The couple took a month’s honeymoon and made a round robin trip fully around the Isle from Land’s End up through Wales and on north to John O’Groats in the far north of her country of birth in Scotland, retuning along the East Coast and the North Sea to live in the small village of Tackley, Oxon where they began their life for the next several years. In 1958, when Terrence became a Sergeant, they moved onto the Air Base and lived in NCO on-base housing for another two years before coming in late 1959 to America to love on her husband’s family farm in Deerfield, Ohio that they had purchased previously from his father and mother who moved to Florida.
Together they farmed the 160 acre farm in Deerfield while Terrence, her husband, worked off the farm in Engineering and Land Surveying for various governmental agencies until he established his own consulting engineering firm in 1970. In 1970, they build a new home on an eighteen acre section of the farm, after cutting the farm into sellable parcels sold the farmhouse to an old employee of his firm. That couple had four children of minor ages.
Isabella and her husband had no children but were very active in the lives of the neighboring family’s children, taking them individually to Canada and to various activities, such as, the Ice Capades and the Pro Football Hall of Fame, as well as, travels to museums and other educational and entertainment venues.
In addition to her parents, her paternal grandmother and aunt who raised her, Isabella was preceded in death by her two brothers, Earnest Rogers and Kenneth Mayers (Rogers); her brothers-in-law, Laurence and Martin Hohnhorst; and her mother and father-in-law, Sarah E. and Herman Dudley Hohnhorst.
She is survived by her loving husband of 63 plus years, a semi-retired consulting civil engineer; she also leaves two sisters-in-law; a number of nieces and nephews, as well a number of great nieces and nephews of the Rogers and Mayers families on her side, and Audrey Young, her best friend of her youth, all living in London. On her husband’s side there are her husband’s remaining younger sister, Ellen Patricia (Hohnhorst) Cusumano of Florida and many nieces and nephews all living in America.
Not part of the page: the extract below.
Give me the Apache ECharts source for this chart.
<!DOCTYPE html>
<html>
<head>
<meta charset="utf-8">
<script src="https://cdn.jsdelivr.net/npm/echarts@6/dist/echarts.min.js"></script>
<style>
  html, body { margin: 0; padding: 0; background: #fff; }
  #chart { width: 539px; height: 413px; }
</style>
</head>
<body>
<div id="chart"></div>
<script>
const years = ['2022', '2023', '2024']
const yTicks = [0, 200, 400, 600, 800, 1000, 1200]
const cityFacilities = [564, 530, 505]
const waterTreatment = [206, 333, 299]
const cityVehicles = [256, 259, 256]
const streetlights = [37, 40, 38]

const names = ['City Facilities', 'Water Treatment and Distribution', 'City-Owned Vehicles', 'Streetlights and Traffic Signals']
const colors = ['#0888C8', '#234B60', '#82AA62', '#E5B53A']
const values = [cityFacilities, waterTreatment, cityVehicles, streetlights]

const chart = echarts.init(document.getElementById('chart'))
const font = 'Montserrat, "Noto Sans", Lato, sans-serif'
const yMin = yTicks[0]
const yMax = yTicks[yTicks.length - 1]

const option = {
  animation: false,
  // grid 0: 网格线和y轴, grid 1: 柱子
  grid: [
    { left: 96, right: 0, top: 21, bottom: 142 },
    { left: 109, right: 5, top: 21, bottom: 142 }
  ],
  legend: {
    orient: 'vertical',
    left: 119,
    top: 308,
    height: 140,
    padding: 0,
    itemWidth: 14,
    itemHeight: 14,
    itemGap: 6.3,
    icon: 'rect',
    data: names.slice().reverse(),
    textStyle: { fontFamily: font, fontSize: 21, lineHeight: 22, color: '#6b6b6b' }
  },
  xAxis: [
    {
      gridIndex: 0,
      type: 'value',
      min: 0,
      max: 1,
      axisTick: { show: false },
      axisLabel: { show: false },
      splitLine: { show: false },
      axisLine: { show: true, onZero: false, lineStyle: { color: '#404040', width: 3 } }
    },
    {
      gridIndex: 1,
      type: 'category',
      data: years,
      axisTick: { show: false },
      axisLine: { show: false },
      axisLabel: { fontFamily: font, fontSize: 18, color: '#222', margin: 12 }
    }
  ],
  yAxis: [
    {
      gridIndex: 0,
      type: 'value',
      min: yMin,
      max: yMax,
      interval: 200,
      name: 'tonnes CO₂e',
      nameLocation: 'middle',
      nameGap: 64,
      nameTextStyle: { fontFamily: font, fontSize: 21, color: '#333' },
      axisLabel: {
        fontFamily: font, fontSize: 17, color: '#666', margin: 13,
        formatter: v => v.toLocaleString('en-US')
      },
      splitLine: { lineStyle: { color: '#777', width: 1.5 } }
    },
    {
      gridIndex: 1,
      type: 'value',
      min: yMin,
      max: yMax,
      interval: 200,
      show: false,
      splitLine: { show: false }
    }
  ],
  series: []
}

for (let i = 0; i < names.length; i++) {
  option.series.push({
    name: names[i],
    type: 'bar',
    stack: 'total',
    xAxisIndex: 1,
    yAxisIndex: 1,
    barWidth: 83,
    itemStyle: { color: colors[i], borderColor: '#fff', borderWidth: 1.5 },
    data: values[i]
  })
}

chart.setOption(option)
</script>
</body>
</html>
Isabella loved animals; she and her husband acquired two poodles in Great Britain while living on the Air Base and brought them to America with them. Her favorite was the male named Duke of the Isles, registered with the British Kennel Club and who became her constant companion. Duke was her great helper on the farm when rounding up chickens or seeing-off groundhogs in the orchard.
Isabella was a natural artist and craftsman, learning complex knitting patterns when she was about four years of age. She became proficient as a tailor, as well as, with general arts and crafts, moving on to ceramic and porcelain dolls from pouring molds to cleaning and firing the pieces to painting and re-firing to designing and making the final clothes for the figures. Isabella had a natural knack of understanding the details; she could immediately discern a small error in knitting or crocheting and was the fastest of all in her knitting, able to talk with club members as she knit almost like a machine. She often found errors in the written knitting or crocheting patterns and immediately saw the correct procedure that was intended. In her spare time, she studied stained glass work and made various pieces, including a spectacular example for their bathroom window.
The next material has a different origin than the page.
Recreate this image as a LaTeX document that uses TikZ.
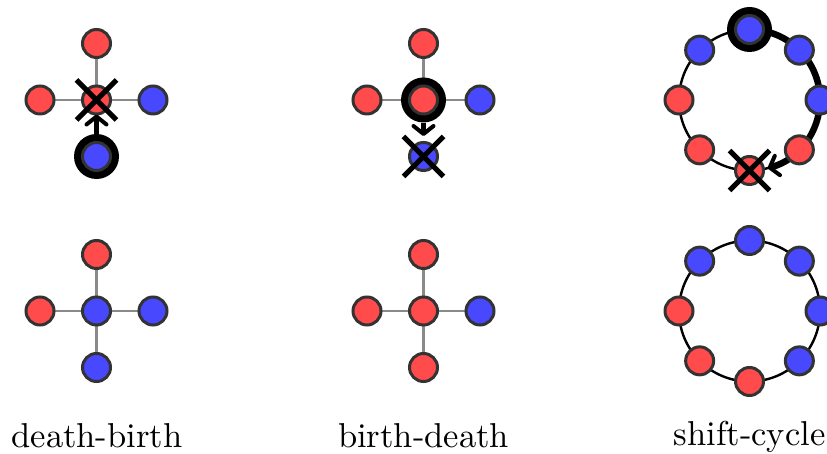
\documentclass[tikz,border=0pt]{standalone}
\usetikzlibrary{arrows.meta,shapes.misc}
\pgfdeclarelayer{background}
\pgfsetlayers{background,main}
\definecolor{nred}{HTML}{FF4B4B}
\definecolor{nblue}{HTML}{4848FF}
\definecolor{nborder}{HTML}{333333}
\definecolor{edgegray}{HTML}{8A8A8A}
\tikzset{
  agent/.style={circle, draw=nborder, line width=3pt, minimum size=28pt, inner sep=0pt},
  R/.style={agent, fill=nred},
  B/.style={agent, fill=nblue},
  halo/.style={circle, fill=black, minimum size=45pt, inner sep=0pt},
  link/.style={draw=edgegray, line width=2.4pt},
  ringline/.style={draw=black, line width=2.4pt},
  barbtip/.style={-{Straight Barb[length=8pt,width=20pt,line width=4pt,round]}},
  movearrow/.style={draw=black, line width=5pt, barbtip},
  cyclearrow/.style={draw=black, line width=6.5pt, barbtip},
  killmark/.style={cross out, draw=black, line width=5pt, minimum size=35pt, inner sep=0pt},
  caption/.style={anchor=base, font=\fontsize{10}{12}\selectfont, scale=3.455, transform shape, inner sep=0pt},
}
\begin{document}
\begin{tikzpicture}[x=1pt,y=1pt]
\useasboundingbox (0,0) rectangle (827,454);

% ---------- death-birth, top ----------
\node[halo] (h1) at (96.5,297.5) {};
\node[B] (b1) at (h1) {};
\node[R] (c1) at (96.5,354) {};
\node[R] (t1) at (96.5,410.5) {};
\node[R] (l1) at (40,354) {};
\node[B] (r1) at (153,354) {};
\begin{pgfonlayer}{background}
  \draw[link] (c1.center) -- (t1.center);
  \draw[link] (c1.center) -- (l1.center);
  \draw[link] (c1.center) -- (r1.center);
\end{pgfonlayer}
\draw[movearrow, shorten >=-1pt] (h1) -- (c1);
\node[killmark] at (c1) {};

% ---------- death-birth, bottom ----------
\node[B] (c3) at (96.5,143) {};
\node[R] (t3) at (96.5,199.5) {};
\node[R] (l3) at (40,143) {};
\node[B] (r3) at (153,143) {};
\node[B] (b3) at (96.5,86.5) {};
\begin{pgfonlayer}{background}
  \foreach \n in {t3,l3,r3,b3} \draw[link] (c3.center) -- (\n.center);
\end{pgfonlayer}

% ---------- birth-death, top ----------
\node[halo] (h2) at (423.5,354) {};
\node[R] (c2) at (h2) {};
\node[R] (t2) at (423.5,410.5) {};
\node[R] (l2) at (367,354) {};
\node[B] (r2) at (480,354) {};
\node[B] (b2) at (423.5,297.5) {};
\begin{pgfonlayer}{background}
  \draw[link] (c2.center) -- (t2.center);
  \draw[link] (c2.center) -- (l2.center);
  \draw[link] (c2.center) -- (r2.center);
\end{pgfonlayer}
\draw[movearrow, shorten >=5pt] (h2) -- (b2);
\node[killmark] at (b2) {};

% ---------- birth-death, bottom ----------
\node[R] (c4) at (423.5,143) {};
\node[R] (t4) at (423.5,199.5) {};
\node[R] (l4) at (367,143) {};
\node[B] (r4) at (480,143) {};
\node[R] (b4) at (423.5,86.5) {};
\begin{pgfonlayer}{background}
  \foreach \n in {t4,l4,r4,b4} \draw[link] (c4.center) -- (\n.center);
\end{pgfonlayer}

% ---------- shift-cycle, top ----------
\coordinate (ru) at (749.5,354);
\coordinate (ut) at ([shift={(90:70.5)}]ru);
\draw[ringline] (ru) circle[radius=70.5];
\draw[cyclearrow] (ut) arc[start angle=90, end angle=-75, radius=70.5];
\node[halo] (hu) at (ut) {};
\foreach \a/\c [count=\i] in {90/B,45/B,0/B,-45/R,-90/R,-135/R,180/R,135/B}
  \node[\c] (u\i) at ([shift={(\a:70.5)}]ru) {};
\node[killmark] at (u5) {};

% ---------- shift-cycle, bottom ----------
\coordinate (rd) at (749.5,143);
\draw[ringline] (rd) circle[radius=70.5];
\foreach \a/\c [count=\i] in {90/B,45/B,0/B,-45/B,-90/R,-135/R,180/R,135/B}
  \node[\c] (d\i) at ([shift={(\a:70.5)}]rd) {};

% ---------- captions ----------
\node[caption] (cap1) at (97,6.3) {death-birth};
\node[caption] (cap2) at (423.5,6.3) {birth-death};
\node[caption] (cap3) at (749.5,8.7) {shift-cycle};
\end{tikzpicture}
\end{document}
Isabella was a member of women’s local hobby club who met monthly at alternating homes. Here she was often asked to “figure something out” in the progress of a member’s project. She did this service many times and became the “person to go to” among her friends. She also joined the local Red Hat Society that met for lunch monthly. Isabella enjoyed socializing with her friends here in America.
In the year 2015, Isabella determined that at age 82, she would not have to mow grass any longer so the couple moved the Copeland Oaks in Sebring, Ohio for a less strenuous life. She loved her new home, called a “villa’ and continued with her general hobbies and their travels until her demise.
Isabella will be placed in the couple’s one grave site in Deerfield Cemetery in the village where they had lived together for 56 years. Her husband Terrence is to be placed in the same single plot when he goes so that they will be together again. Terrence had kept Isabella “on a pedestal” ever since he and she became as one. Terrence had promised Isabella that she could go first so she would not be alone in this far away land not her own and that he would plod on down the road as far as he could go and her would look for her and rejoin her on the other side if she will just wait inside the gates as she promised.
Arrangements are by Cassaday-Turkle-Christian Funeral Home, 75 S. Union Ave. Alliance, Ohio 44601.